The road teams that were ahead in point differential after two games went on to win the series 11 of 20 times, and in only two of the 20 cases were they eliminated before Game 7; in both of those cases, they were playing against Michael Jordan.

So good news, Rockets fans: Based on NBA history, there's about a 90 percent chance that, at worst, your team will be playing a seventh game in Portland, and there's a better-than-even chance that Houston will win the series.

As for the other four teams, the news isn't encouraging. Teams that trailed in point differential after two games went on to win the series just 10 times in 28 tries, or a little better than one in three. Even teams with a very small negative scoring margin lost a disproportionate number of times.

So, as we sit here today after just two games, odds are that we'll have two lower-seeded teams advancing to the second round. The percentages say that Houston will likely be one of those teams, and informed speculation suggests that Dallas or Chicago will be the other. (My apologies to Sixers and Heat fans, but I'm just not feeling it just yet.)

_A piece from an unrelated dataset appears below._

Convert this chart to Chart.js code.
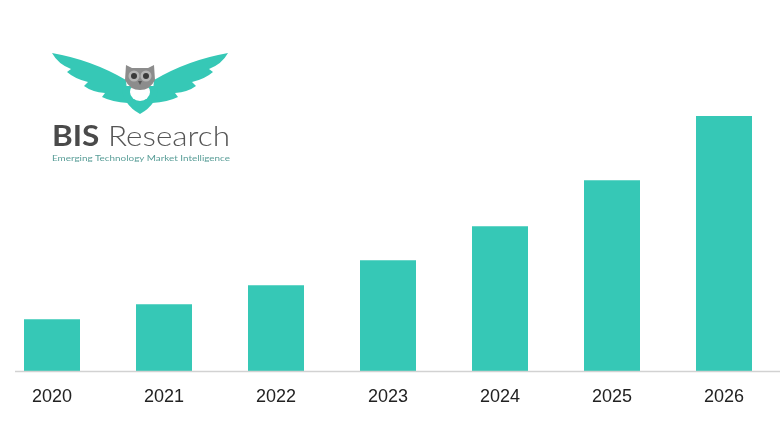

But wait, we're just getting started. All of these odds will shift dramatically once the final whistle blows in Game 3. In fact, the winner of Game 3 takes the series 75.8 percent of the time after the two sides split the opening pair of games. And of course, the five teams that started on the road will all have home-court advantage for this pivotal contest.

All of which sets up a very interesting quintet of games heading into Thursday night and the weekend. The Lakers, Nuggets and Cavs may be set to cruise into Round 2, but we have only a fuzzy idea about which five teams will be joining them.

In fact, even the historical odds are less telling than we might think. The difference in probability between 1-in-3 (for Dallas, Philly, Chicago and Miami) to approximately 3-in-5 (for Houston) is a big deal, yes, but when you're dealing with a single series, as opposed to hundreds, it leaves a lot of room for randomness to come into play. The same goes even after Game 3 -- the door is still open, as there is a 1-in-4 chance for the trailing team to come back and win.

So let me leave you with this caveat: If we played this out several hundred times we'd get Houston in Round 2 more often than not, and a random assortment of one or two of the other four teams joining them. But that isn't what we're doing here -- it's a single observation, and flukes can and do happen. So we could end up with no upsets, or we could end up with five.

But if we're looking strictly at percentages, we'll have two upsets, and there's a better-than-even chance that Houston will pull off one of them.